The weather in Berlin looked iffy, but after nearly an hour on the train to Oranienburg, the sun was shining and the sky was a clear and beautiful blue. Foregoing the bus, we had a nice stroll of about 1.5 miles through quiet suburban streets.
We later learned that prisoners bound for the concentration camp at Sachsenhausen sometimes arrived by more or less the same route, taking a public train from Berlin to Oranienburg where they were paraded through the streets. Residents of the town were encouraged to shout and throw stones.
I stepped off of the sidewalk to make way for an old woman on a bike. As she passed, she gave me a merry “Danke schön!” It was the friendliest interaction we’d had with a random German on the street, most of whom seemed brusque and withdrawn. At the end of the block she dismounted and walked into a house directly across the street from the entrance to the concentration camp cum museum and memorial. How does anyone, let alone some so cheery, live across the street from such a place?
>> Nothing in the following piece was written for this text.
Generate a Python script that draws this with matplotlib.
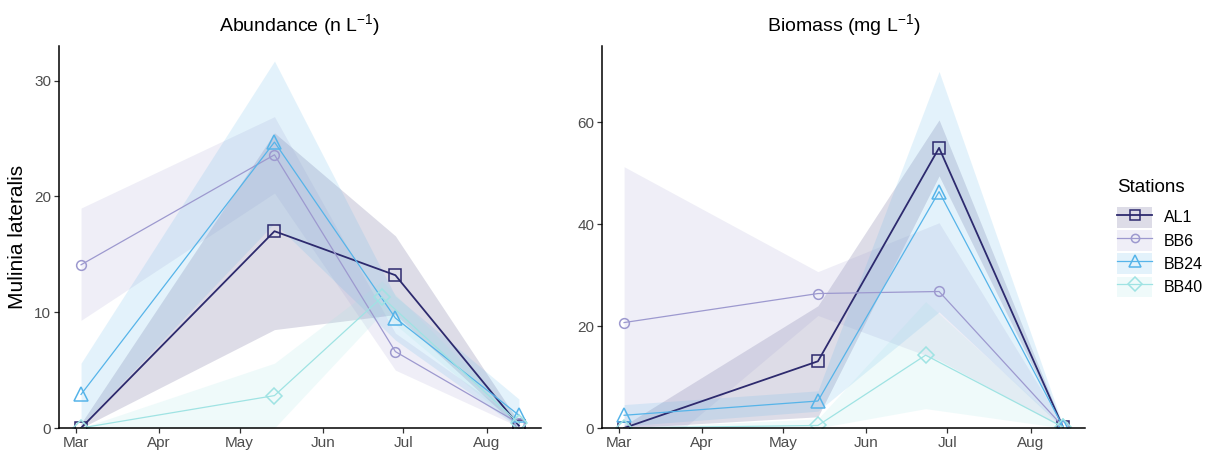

Finding the idea of picnicking in a concentration camp odd, Emily and I sat on a bench at a bus stop just outside and ate the sandwiches we’d purchased at the train station. It turns out that one of the old camp administration buildings is now a cafe, but we weren’t expecting any food to be available inside.
The beautiful weather seemed inappropriate for the place, which is perhaps why I never felt the sense of sheer horror that I expected Sachsenhausen to exude. Many of the original buildings had been demolished as part of a misguided attempt by the GDR (the East German government) to memorialize the camp. Even walking through the execution pit, seeing bullet holes in the wooden embankments, the hooks from which men were hung, and the rusted remains of the cremation furnaces (for the dead only, as far as I know – no indication of anyone burned alive here) was only mildly eerie. The evil of the place felt long ago and far away.
It didn’t help that the audio guide, acquired for three euros in the visitor’s center from a young woman sporting multiple piercings on her face and a low-cut shirt, was so rambling and disorganized. The museum’s current incarnation is relatively young, and much of the audio guide hints at the self-serving nature of the old GDR memorial and at future plans for the museum. After a while we started to get a sense of the political/bureaucratic backstory that might be driving some of this content. In any event, the result was a garbled presentation that failed to drive home the horror of the place.
Nonetheless, I came away from Sachsenhausen with a new appreciation for a few things that I’d only vaguely understood before. At least in the early days of the concentration camps, the Schutztaffel (or SS – the Nazi’s elite paramilitary organization) were apparently to some extent operating “rogue”, ie doing things of which other parts of the Nazi government did not approve. Thus they sometimes had to make murders look like suicides or escape attempts. I’d always thought they were hiding their crimes primarily from the outside world or the judgment of the future, but in one case a camp leader was actually sentenced to a year in prison by a Nazi judge because of the execution of a prisoner.
Consequently there’s a lot that still isn’t known about what exactly happened here. Who was in the camp? Why? What happened to them?
Much of what we do know is owing only to the courage and foresight of extraordinary people. One prisoner, ordered to photograph 10,000 Soviet POWs who were subsequently executed, saved the negatives and smuggled them out of the camp. Others collected and counted the dog tags bearing the POWs’ names. Without these efforts at documentation, the Nazis might have succeeded in hiding their crimes. Probably in some cases they did. It was only in 1996 that large deposits of human ashes were discovered at Sachsenhausen, mixed into the material with which the roads were paved.
In some ways it seems like extraneous information: what moral difference does it make if 60,000 or 70,000 died? If they were shot rather than simply starved or worked to death? Yet these things do make a difference, for there are still perpetrators alive to punish (young men were deliberately hired as guards for the camp because they could be more easily socialized into the depraved culture of the SS) and victims to compensate, when specific crimes can be proven.
The Holocaust was about dehumanization, about treating people as an indistinguishable mass. Now there is a need to undo this, to determine exactly what happened to each and every individual there as a way of affirming the value of that person’s life.
“The Holocaust was about dehumanization, about treating people as an indistinguishable mass. Now there is a need to undo this”
I suspect that most Germans will not agree with your conclusion.
They will not say but they think that NOW there is a need to forget about Holocaust.
I suspect that most American scholars will not agree with you too.
Their definition of Holocaust is much more exclusive.
Their definition does not include the genocide of Soviet POWs,Gypsies,Polish and Russian civilians,political and religious opponents,etc.